Updated

A Philippines Catholic bishops group is demanding that police capture the “bloody murderers” responsible for the “brutal death” of one of their priests, who they say was gunned down inside a chapel just prior to Mass Sunday.

The Catholic Bishops’ Conference of the Philippines said Richmond Nilo, a priest at St. Vincent Ferrer Parish in Mayamot, was targeted around 5 p.m. Sunday by mystery gunmen who reportedly fled the scene in a car after opening fire through a glass window and striking him four times. Nilo, they said, was the third Catholic priest shot to death in the Philippines in the past six months.

“We strongly condemn this outrageously evil act!” Romulo G. Valles, the Archbishop of Davao, said Monday in a statement. “We make our appeal once again to the police authorities to act swiftly in the investigation and to go after the perpetrators of this heinous crime and bring them to justice. O Merciful Lord! Have pity on us!”

Nilo's death comes after the April shooting of priest Mark Ventura in Gattaran, and the December shooting of Marcelito Paez in Jaen, near where Nilo was killed Sunday.

Ventura, an anti-mining activist, was shot by gunmen after finishing Mass at a gymnasium and Paez was killed after dropping off a former political detainee and his family, the Philippine Daily Inquirer reported.

But outspoken Philippines President Rodrigo Duterte claimed in late May that Ventura’s death was linked to alleged romantic affairs.
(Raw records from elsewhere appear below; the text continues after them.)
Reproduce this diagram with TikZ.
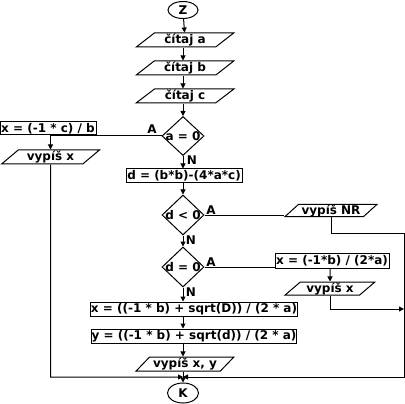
\documentclass[tikz,border=0pt]{standalone}
\usepackage{fontspec}
\setmainfont{DejaVu Sans}
\usetikzlibrary{shapes.geometric,arrows.meta}
\begin{document}
\begin{tikzpicture}[x=1pt,y=-1pt,line width=1pt,
  every node/.style={font=\bfseries\fontsize{12}{13}\selectfont,inner sep=0pt},
  term/.style={draw,ellipse,minimum width=30pt,minimum height=17pt},
  io/.style={draw,trapezium,trapezium left angle=45,trapezium right angle=135,trapezium stretches=true,minimum height=14pt},
  proc/.style={draw,rectangle,minimum height=14pt,inner xsep=0.5pt},
  cond/.style={draw,diamond,minimum width=42pt,minimum height=40pt,inner sep=-1.5pt},
  arr/.style={-{Triangle[length=5pt,width=5pt]}},
  lbl/.style={font=\bfseries\fontsize{12}{13}\selectfont}]
\useasboundingbox (0,0) rectangle (405,404);
\node[term] (Z) at (183,10) {Z};
\node[io,minimum width=98pt] (ca) at (185,40) {čítaj a};
\node[io,minimum width=98pt] (cb) at (185,68) {čítaj b};
\node[io,minimum width=98pt] (cc) at (185,96) {čítaj c};
\node[cond,minimum height=39pt] (d1) at (183,136) {a = 0};
\node[proc,minimum width=96pt,minimum height=13pt] (bx1) at (48,128.5) {x = (-1 * c) / b};
\node[io,minimum width=98pt] (vx1) at (50.5,157) {vypíš x};
\node[proc,minimum width=116pt] (dbox) at (184,176) {d = (b*b)-(4*a*c)};
\node[cond] (d2) at (183,215) {d < 0};
\node[cond] (d3) at (183,267) {d = 0};
\node[io,minimum width=92pt,minimum height=12pt] (nr) at (331,210.5) {vypíš NR};
\node[proc,minimum width=114pt,minimum height=15pt] (bx2) at (332,261) {x = (-1*b) / (2*a)};
\node[io,minimum width=90pt,minimum height=13pt] (vx2) at (330,288.5) {vypíš x};
\node[proc,minimum width=204pt] (bx3) at (194,309) {x = ((-1 * b) + sqrt(D)) / (2 * a)};
\node[proc,minimum width=204pt] (bx4) at (194,336) {y = ((-1 * b) + sqrt(d)) / (2 * a)};
\node[io,minimum width=98pt] (vxy) at (185,364) {vypíš x, y};
\node[term,minimum width=31pt,minimum height=20pt] (K) at (183,393) {K};
\node[lbl] (A1) at (152,129) {A};
\node[lbl] (N1) at (192,160) {N};
\node[lbl] (A2) at (211,210) {A};
\node[lbl] (N2) at (191,240) {N};
\node[lbl] (A3) at (211,262) {A};
\node[lbl] (N3) at (191,292) {N};
\coordinate (j) at (183,377);
\coordinate (lbot) at (50.5,377);
\coordinate (rbot) at (404,377);
\coordinate (rtop) at (404,233);
\coordinate (rmid) at (404,309);
\draw[arr] (Z) -- (ca);
\draw[arr] (ca.south -| Z) -- (cb.north -| Z);
\draw[arr] (cb.south -| Z) -- (cc.north -| Z);
\draw[arr] (cc.south -| Z) -- (d1.north);
\draw[arr] (d1.south) -- (dbox.north -| d1);
\draw[arr] (dbox.south -| d1) -- (d2.north);
\draw[arr] (d2.south) -- (d3.north);
\draw[arr] (d3.south) -- (bx3.north -| d3);
\draw[arr] (bx3.south -| d3) -- (bx4.north -| d3);
\draw[arr] (bx4.south -| d3) -- (vxy.north -| d3);
\draw[arr] (vxy.south -| d3) -- (K.north);
\draw[arr] (d1.west) -| (vx1.north);
\draw (d2.east) -- (d2.east -| nr.bottom left corner);
\draw (d3.east) -- (d3.east -| bx2.west);
\draw[arr] (bx2.south -| vx2) -- (vx2.north);
\draw[arr] (vx2.south) |- (rmid);
\draw[arr] (nr.south) |- (rtop) -- (rbot) -- (j);
\draw[arr] (vx1.south) -- (lbot) -- (j);
\end{tikzpicture}
\end{document}
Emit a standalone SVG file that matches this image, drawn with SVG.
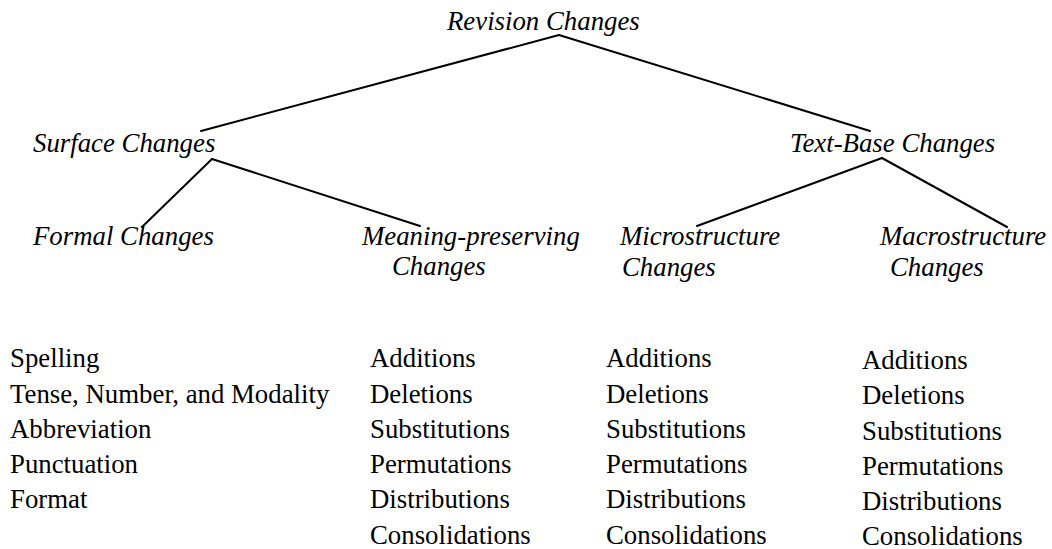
<svg xmlns="http://www.w3.org/2000/svg" width="1052" height="549" viewBox="0 0 1052 549" font-family="'Liberation Serif','Times New Roman',serif">
<style>
text{font-family:"Liberation Serif","Times New Roman",serif;font-size:26.8px;fill:#000}
.i{font-style:italic}
.c line{stroke:#000;stroke-width:2;stroke-linecap:round}
</style>
<rect width="1052" height="549" fill="#fff"/>
<g class="c" id="connectors">
<line x1="559" y1="35" x2="201" y2="131"/>
<line x1="559" y1="35" x2="870" y2="131"/>
<line x1="212" y1="159" x2="142" y2="227"/>
<line x1="212" y1="159" x2="420" y2="226"/>
<line x1="882" y1="158" x2="697" y2="226"/>
<line x1="882" y1="158" x2="1007" y2="227"/>
</g>
<g id="revision"><text class="i" x="447" y="30">Revision Changes</text></g>
<g id="surface"><text class="i" x="33" y="152">Surface Changes</text></g>
<g id="textbase"><text class="i" x="790" y="152">Text-Base Changes</text></g>
<g id="formal"><text class="i" x="33" y="245">Formal Changes</text></g>
<g id="meaning"><text class="i" x="362" y="245">Meaning-preserving</text><text class="i" x="392" y="275">Changes</text></g>
<g id="micro"><text class="i" x="620" y="245">Microstructure</text><text class="i" x="622" y="276">Changes</text></g>
<g id="macro"><text class="i" x="880" y="245">Macrostructure</text><text class="i" x="890" y="276">Changes</text></g>
<g id="formal-list">
<text x="10" y="367">Spelling</text>
<text x="10" y="402.5">Tense, Number, and Modality</text>
<text x="10" y="438">Abbreviation</text>
<text x="10" y="473">Punctuation</text>
<text x="10" y="508">Format</text>
</g>
<g id="meaning-list">
<text x="370" y="367">Additions</text>
<text x="370" y="402.5">Deletions</text>
<text x="370" y="438">Substitutions</text>
<text x="370" y="473">Permutations</text>
<text x="370" y="508">Distributions</text>
<text x="370" y="543.5">Consolidations</text>
</g>
<g id="micro-list">
<text x="606" y="367">Additions</text>
<text x="606" y="402.5">Deletions</text>
<text x="606" y="438">Substitutions</text>
<text x="606" y="473">Permutations</text>
<text x="606" y="508">Distributions</text>
<text x="606" y="543.5">Consolidations</text>
</g>
<g id="macro-list">
<text x="862" y="368.5">Additions</text>
<text x="862" y="404">Deletions</text>
<text x="862" y="439.5">Substitutions</text>
<text x="862" y="474.5">Permutations</text>
<text x="862" y="509.5">Distributions</text>
<text x="862" y="545">Consolidations</text>
</g>
</svg>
“Look at the matrix,” Duterte said during a speech in Cebu, showing a diagram titled “Possible Motive (Love Triangle),” that had a picture of Ventura surrounded by pictures of eight different women, according to The Manila Times.

“Why would you not be killed? You had an affair [with a wife] of a vice mayor, a police officer, a soldier, a business tycoon. You would really get killed,” Duterte was quoted as saying.

Just last week, priest Rey Urmeneta of St. Michael the Archangel Parish in Calamba, just outside of Manila, was wounded in a shooting.

The Diocese of Cabanatuan, where Nilo was a member, called his murder “un-Filipino.

“No priest, and no human being for that matter, deserves to be killed with utter brutality, disrespect and impunity,” said its bishop, Sofronio Bancud. “To kill a priest then, for whatever motive or cause, is not only unChristian and inhuman; it is also un-Filipino.”

Bancud also said Nilo, reported to be 44, was a priest for 17 years and was “undoubtedly loved” by his colleagues.

“We join in prayer Sofronio Bancud, the clergy, the religious, and the lay faithful of the Diocese of Cabanatuan as they face the brutal death of their own priest at the hand of bloody murderers in this time when the whole Philippine Church is celebrating 2018 as the Year of the Clergy & Consecrated Persons,” Valles added.

No motive for Nilo’s killing has been reported and a spokesperson for Duterte said the investigation will become a top priority.

Philippines Rep. Teddy Baguilat, who said he personally knew Nilo, believes Duterte has been slow to act on the recent violence.

“This tyranny and impunity have led the president to warn that lawlessness is taking over the country and yet he has also repeatedly declared his vow to bring peace and order to the Philippines,” he told the Philippine Star newspaper on Monday. “I sincerely hope that he will make good on his words and bring justice to victims like Fr. Nilo.”